How to Make One-Skillet Savory Ranch Chicken
1. Season the Chicken
Place the chicken pieces in a bowl and toss with the ranch seasoning mix until fully coated.
2. Brown the Chicken
Heat the canola oil in a large skillet over medium-high heat. Add the chicken and cook until browned and fully cooked through, reaching an internal temperature of 165°F.
3. Add the Mix-ins and Simmer
Stir in the black beans, salsa, instant rice, and water or chicken stock. Season with salt and pepper. Bring to a simmer, then cover the skillet, reduce the heat to low, and cook for about 10 minutes until the rice has absorbed all the liquid.
4. Finish and Serve
Let the skillet rest for 5 minutes, then fluff with a fork. Garnish with cilantro and jalapeño if desired.
Variations & Substitutions
- Swap chicken breasts for chicken thighs for extra tenderness.
- Use pinto beans or corn as alternative mix-ins.
- Add shredded cheddar for a cheesy version.
- Increase or reduce heat with different salsa varieties.
- Stir spinach in at the end for added veggies.
Storage & Reheating
Fridge: Store in an airtight container for 3–4 days.
Freezer: Freeze in individual portions for up to 2 months. Thaw overnight in the fridge.
Reheating: Warm in a skillet with a splash of water or microwave in short intervals.
What to Serve With One-Skillet Savory Ranch Chicken
- Simple green salad
- Steamed or roasted vegetables
- Tortilla chips
- Warm flour tortillas
- Lime wedges
FAQ
Can I use chicken thighs instead of chicken breasts?

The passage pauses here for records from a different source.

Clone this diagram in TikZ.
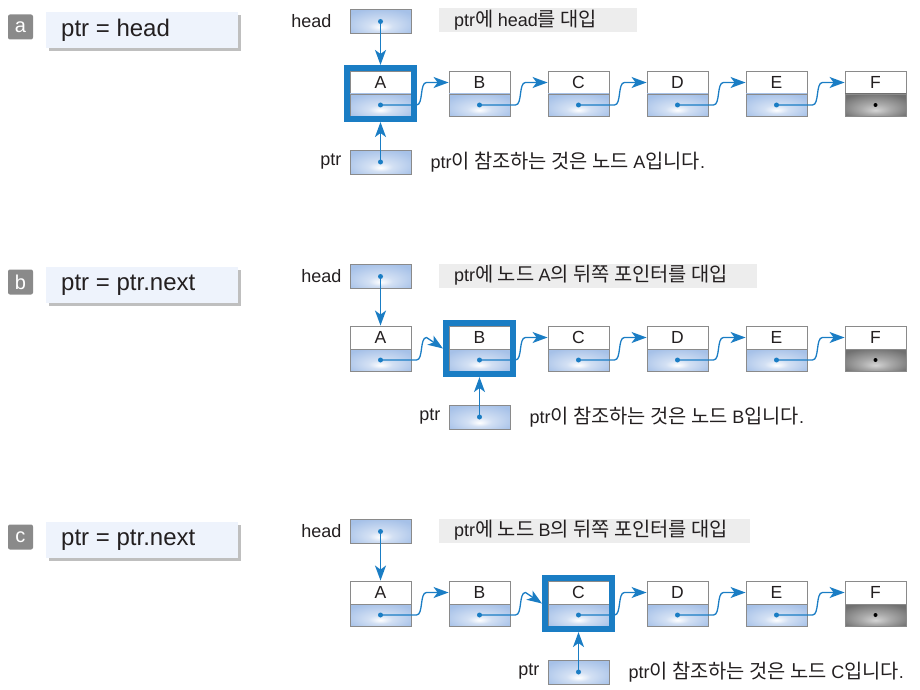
\documentclass[tikz,border=0pt]{standalone}
\usepackage{fontspec}
\setmainfont{Liberation Sans}
\newfontfamily\kr[Scale=1.1]{Noto Sans CJK KR}
\usetikzlibrary{arrows.meta,calc,fit,shadows}
\definecolor{pblue}{HTML}{1A7DC4}
\definecolor{lblue}{HTML}{A6C1E8}
\colorlet{lblueL}{white!50!lblue}
\definecolor{bord}{HTML}{8A8A8A}
\definecolor{capbg}{HTML}{EDEDED}
\definecolor{fbg}{HTML}{EEF3FC}
\definecolor{tagbg}{HTML}{8A8A8A}
\definecolor{txt}{HTML}{231F20}
\definecolor{gIn}{HTML}{D4D4D4}
\definecolor{gMid}{HTML}{AAAAAA}
\definecolor{gOut}{HTML}{707070}
\pgfdeclareradialshading{blueshade}{\pgfpoint{0bp}{-12bp}}{color(0bp)=(white); color(10bp)=(lblueL); color(32bp)=(lblue); color(50bp)=(lblue)}
\pgfdeclareradialshading{grayshade}{\pgfpoint{0bp}{-12bp}}{color(0bp)=(gIn); color(12bp)=(gMid); color(32bp)=(gOut); color(50bp)=(gOut)}
\tikzset{
  bigtip/.tip={Stealth[length=15pt,width=11pt,inset=4pt]},
}
\begin{document}
\begin{tikzpicture}[x=1pt,y=-1pt,
  datapart/.style={draw=bord, line width=0.9pt, fill=white, minimum width=61pt, minimum height=23pt, inner sep=0pt, font=\fontsize{17.5}{17.5}\selectfont, text=txt},
  linkpart/.style={draw=bord, line width=0.9pt, shade, shading=blueshade, minimum width=61pt, minimum height=22pt, inner sep=0pt},
  nullpart/.style={linkpart, shading=grayshade},
  ptrbox/.style={linkpart, minimum height=24pt},
  hl/.style={draw=pblue, line width=6pt, inner sep=2.6pt},
  ptrarrow/.style={draw=pblue, line width=1.6pt, arrows={-bigtip}},
  nextarrow/.style={draw=pblue, line width=1.3pt, arrows={-bigtip}},
  dot/.style={circle, fill=pblue, inner sep=0pt, minimum size=5pt},
  nulldot/.style={circle, fill=black, inner sep=0pt, minimum size=4pt},
  tagbox/.style={fill=tagbg, rounded corners=2pt, minimum width=25pt, minimum height=25pt, inner sep=0pt, text=white, font=\fontsize{20}{20}\selectfont},
  formula/.style={fill=fbg, minimum width=192pt, minimum height=36pt, inner sep=0pt, drop shadow={shadow xshift=3pt, shadow yshift=-3pt, fill=black!25, opacity=1}},
  formtxt/.style={font=\fontsize{24}{24}\selectfont, text=txt, inner sep=0pt},
  capbox/.style={fill=capbg, minimum height=24pt, inner sep=0pt},
  lbl/.style={font=\fontsize{18}{18}\selectfont, text=txt, inner sep=0pt}]
\useasboundingbox (0,0) rectangle (920,690);
\foreach \rw/\hi/\hn/\form/\hlab/\cw/\capA/\capB [count=\rk from 0] in {
 a/0/A/{ptr = head}/18/198/{ptr{\kr 에 }head{\kr 를 대입}}/{ptr{\kr 이 참조하는 것은 노드 }A{\kr 입니다}.},
 b/1/B/{ptr = ptr.next}/8/318/{ptr{\kr 에 노드 }A{\kr 의 뒤쪽 포인터를 대입}}/{ptr{\kr 이 참조하는 것은 노드 }B{\kr 입니다}.},
 c/2/C/{ptr = ptr.next}/8/311/{ptr{\kr 에 노드 }B{\kr 의 뒤쪽 포인터를 대입}}/{ptr{\kr 이 참조하는 것은 노드 }C{\kr 입니다}.}}
{
  \pgfmathsetmacro\yoff{255*\rk}
  % left label
  \node[tagbox] (\rw tag) at (20.5,\yoff+27) {\rw};
  \node[formula] (\rw form) at (142,\yoff+30) {};
  \node[formtxt, anchor=west] (\rw formt) at (61,\yoff+30) {\form};
  % caption box
  \node[capbox, minimum width=\cw pt, anchor=west] (\rw cap) at (439,\yoff+20.5) {};
  \node[lbl, anchor=west] (\rw capt) at ([xshift=15pt]\rw cap.west) {\capA};
  % head
  \node[ptrbox] (\rw head) at (380.5,\yoff+21.5) {};
  \node[lbl, anchor=east] (\rw headl) at ([xshift=-\hlab pt]\rw head.west) {head};
  % list nodes
  \foreach \nm [count=\ix from 0] in {A,B,C,D,E,F} {
    \pgfmathsetmacro\nx{380.5+99*\ix}
    \node[datapart] (\rw\nm t) at (\nx,\yoff+82.5) {\nm};
    \ifnum\ix=5
      \node[nullpart] (\rw\nm b) at (\nx,\yoff+105) {};
      \node[nulldot] (\rw\nm dot) at (\rw\nm b.center) {};
    \else
      \node[linkpart] (\rw\nm b) at (\nx,\yoff+105) {};
    \fi
  }
  % highlight
  \node[hl, fit=(\rw\hn t)(\rw\hn b)] (\rw hl) {};
  % ptr
  \pgfmathsetmacro\px{380.5+99*\hi}
  \node[ptrbox] (\rw ptr) at (\px,\yoff+162) {};
  \node[lbl, anchor=east] (\rw ptrl) at ([xshift=-8pt]\rw ptr.west) {ptr};
  \node[lbl, anchor=west] (\rw ptrc) at ([xshift=19pt]\rw ptr.east) {\capB};
  % connectors
  \foreach \sa/\sb [count=\j from 1] in {A/B,B/C,C/D,D/E,E/F} {
    \pgfmathsetmacro\sx{380.5+99*(\j-1)}
    \ifnum\j=\hi \def\tgt{\rw hl}\else\def\tgt{\rw\sb t}\fi
    \draw[nextarrow] (\rw\sa b.center) -- (\sx+36,\yoff+105)
      .. controls (\sx+43,\yoff+105) and (\sx+39,\yoff+82.5) .. (\sx+46,\yoff+82.5)
      -- (\tgt.west);
    \node[dot] (\rw\sa dot) at (\rw\sa b.center) {};
  }
  \ifnum\hi=0 \def\htgt{\rw hl}\else\def\htgt{\rw At}\fi
  \draw[ptrarrow] (\rw head.center) -- (\htgt.north);
  \node[dot] (\rw headdot) at (\rw head.center) {};
  \draw[ptrarrow] (\rw ptr.center) -- (\rw hl.south);
  \node[dot] (\rw ptrdot) at (\rw ptr.center) {};
}
\end{tikzpicture}
\end{document}
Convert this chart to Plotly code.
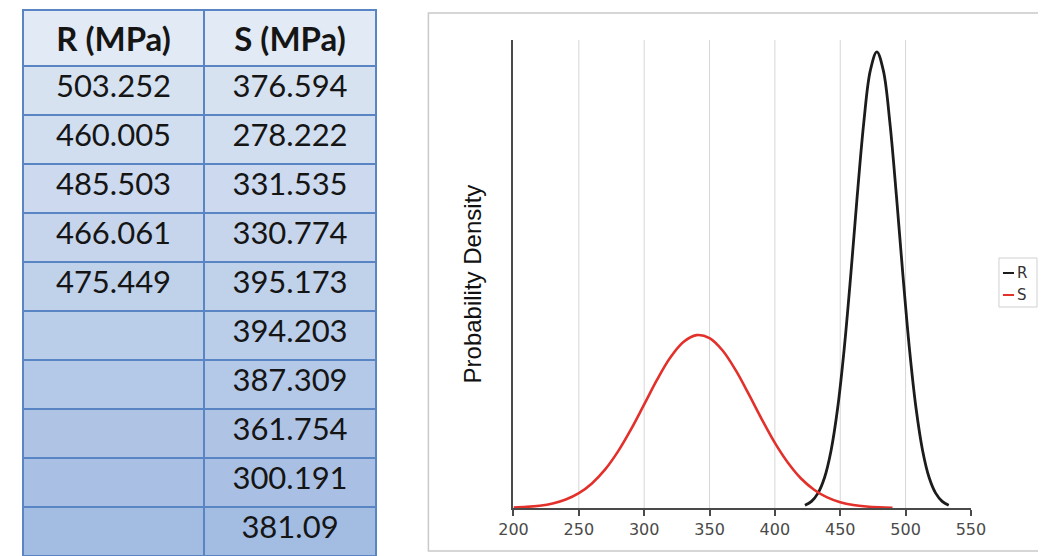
import plotly.graph_objects as go

W, H = 1046, 556

# ---- table data ----
table_headers = ["R (MPa)", "S (MPa)"]
r_values = ["503.252", "460.005", "485.503", "466.061", "475.449"]
s_values = ["376.594", "278.222", "331.535", "330.774", "395.173",
            "394.203", "387.309", "361.754", "300.191", "381.09"]

# ---- density curves (relative density units) ----
r_curve_x = [423, 428, 433, 438, 443, 448, 453, 458, 463, 468, 473, 478,
             483, 488, 493, 498, 503, 508, 513, 518, 523, 528, 533]
r_curve_y = [0.00014, 0.000339, 0.000758, 0.001552, 0.002928, 0.00507, 0.00807,
             0.0118, 0.01587, 0.01959, 0.02224, 0.0232, 0.02224, 0.01959,
             0.01587, 0.0118, 0.00807, 0.00507, 0.002928, 0.001552, 0.000758,
             0.000339, 0.00014]

s_curve_x = [200, 210, 220, 230, 240, 250, 260, 270, 280, 290, 300, 310, 320,
             330, 340, 350, 360, 370, 380, 390, 400, 410, 420, 430, 440, 450,
             460, 470, 480, 490]
s_curve_y = [0.0000252, 0.0000559, 0.000117, 0.000231, 0.000429, 0.000754,
             0.00125, 0.00195, 0.00288, 0.00401, 0.00527, 0.00654, 0.00765,
             0.00844, 0.00879, 0.00864, 0.00801, 0.00701, 0.00579, 0.00451,
             0.00331, 0.0023, 0.0015, 0.00093, 0.000541, 0.000298, 0.000154,
             0.0000756, 0.0000349, 0.0000152]

x_ticks = [200, 250, 300, 350, 400, 450, 500, 550]
grid_x = [250, 300, 350, 400, 450, 500]
series_names = ["R", "S"]

# ---- placement helpers (target pixel -> paper fraction) ----
OFF_X, SPAN_X = 22.0, 1015.0
OFF_Y = 8.0


def px(x):
    return min(max((x - OFF_X) / SPAN_X, 0.0), 1.0)


def py(y):
    return min(max(1.0 - (y - OFF_Y) / H, 0.0), 1.0)


# ---- styles ----
n_rows = len(s_values)
top_rgb = (221, 230, 243)
bot_rgb = (163, 188, 226)


def mix(t):
    return "rgb(%d,%d,%d)" % tuple(round(a + (b - a) * t) for a, b in zip(top_rgb, bot_rgb))


header_fill = "rgb(226,234,245)"
row_fills = [mix((i + 1) / n_rows) for i in range(n_rows)]
border_col = "#5a85c5"

r_column = r_values + [""] * (n_rows - len(r_values))

fig = go.Figure()

fig.add_trace(go.Table(
    domain=dict(x=[px(10), px(375)], y=[0, py(10)]),
    columnwidth=[181, 172],
    header=dict(
        values=["<b>%s</b>" % h for h in table_headers],
        height=52,
        fill_color=header_fill,
        line=dict(color=border_col, width=1.2),
        font=dict(family="Lato", size=33, color="#151515"),
        align="center",
    ),
    cells=dict(
        values=[r_column, s_values],
        height=49,
        fill_color=[row_fills, row_fills],
        line=dict(color=border_col, width=1.2),
        font=dict(family="Lato", size=31, color="#151515"),
        align="center",
    ),
))

fig.add_trace(go.Scatter(
    x=r_curve_x, y=r_curve_y, mode="lines", name=series_names[0],
    line=dict(color="#1c1c1c", width=2.8, shape="spline"),
    showlegend=False, xaxis="x", yaxis="y",
))
fig.add_trace(go.Scatter(
    x=s_curve_x, y=s_curve_y, mode="lines", name=series_names[1],
    line=dict(color="#e3302b", width=2.6, shape="spline"),
    showlegend=False, xaxis="x", yaxis="y",
))

shapes = []
# chart frame
shapes.append(dict(type="rect", xref="paper", yref="paper",
                   x0=px(427), x1=px(1045), y0=py(551), y1=py(13),
                   line=dict(color="#c9c9c9", width=1.5), fillcolor="rgba(0,0,0,0)",
                   layer="below"))
# vertical gridlines
for gx in grid_x:
    shapes.append(dict(type="line", xref="x", yref="y domain", x0=gx, x1=gx, y0=0, y1=1,
                       line=dict(color="#d6d6d6", width=1), layer="below"))
# legend box and samples
shapes.append(dict(type="rect", xref="paper", yref="paper",
                   x0=px(997), x1=px(1035), y0=py(307), y1=py(258),
                   line=dict(color="#d0d0d0", width=1), fillcolor="rgba(0,0,0,0)"))
legend_cols = ["#1c1c1c", "#e3302b"]
legend_y = [273, 295]
for col, ly in zip(legend_cols, legend_y):
    shapes.append(dict(type="line", xref="paper", yref="paper",
                       x0=px(1001), x1=px(1012), y0=py(ly), y1=py(ly),
                       line=dict(color=col, width=2)))

annotations = [
    dict(text="Probability Density", textangle=-90, xref="paper", yref="paper",
         x=px(471), y=py(284), showarrow=False,
         font=dict(family="Liberation Sans", size=24, color="#111111")),
]
for name, ly in zip(series_names, legend_y):
    annotations.append(dict(text=name, xref="paper", yref="paper", x=px(1013), y=py(ly),
                            xanchor="left", yanchor="middle", showarrow=False,
                            font=dict(family="DejaVu Sans", size=15, color="#333333")))

fig.update_layout(
    width=W, height=H,
    margin=dict(l=0, r=0, t=0, b=0),
    paper_bgcolor="white", plot_bgcolor="white",
    showlegend=False,
    xaxis=dict(domain=[px(512), px(969)], range=[200, 550], tickvals=x_ticks,
               showgrid=False, zeroline=False, showline=True, linecolor="#4a4a4a",
               linewidth=2, ticks="outside", ticklen=6, tickwidth=2, tickcolor="#4a4a4a",
               tickfont=dict(family="DejaVu Sans", size=16, color="#4a4a4a")),
    yaxis=dict(domain=[py(508), py(40)], range=[0, 0.0238],
               showgrid=False, zeroline=False, showline=True, linecolor="#4a4a4a",
               linewidth=2, showticklabels=False, ticks=""),
    shapes=shapes,
    annotations=annotations,
)

fig.write_html("out.html")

Yes, chicken thighs work well and add extra juiciness. Just cut them into similar-sized pieces and cook fully before adding the remaining ingredients.
Can I prep this recipe ahead of time?
Absolutely. It reheats well and makes a great meal-prep option for the week.
How can I make this dish less spicy?
Use mild salsa and skip the jalapeño garnish. Stirring in a bit of sour cream helps mellow the heat too.
How long does this recipe last in the fridge?
It keeps 3–4 days in an airtight container. Reheat gently before serving.
Nutrition (Estimated)
Calories: 420
Protein: 38g
Carbs: 40g
Fat: 12g
Fiber: 5g
Sugar: 4g
Nutrition facts are estimated using online tools and may vary based on your ingredients and preparation. For precise dietary advice, please consult a nutrition professional.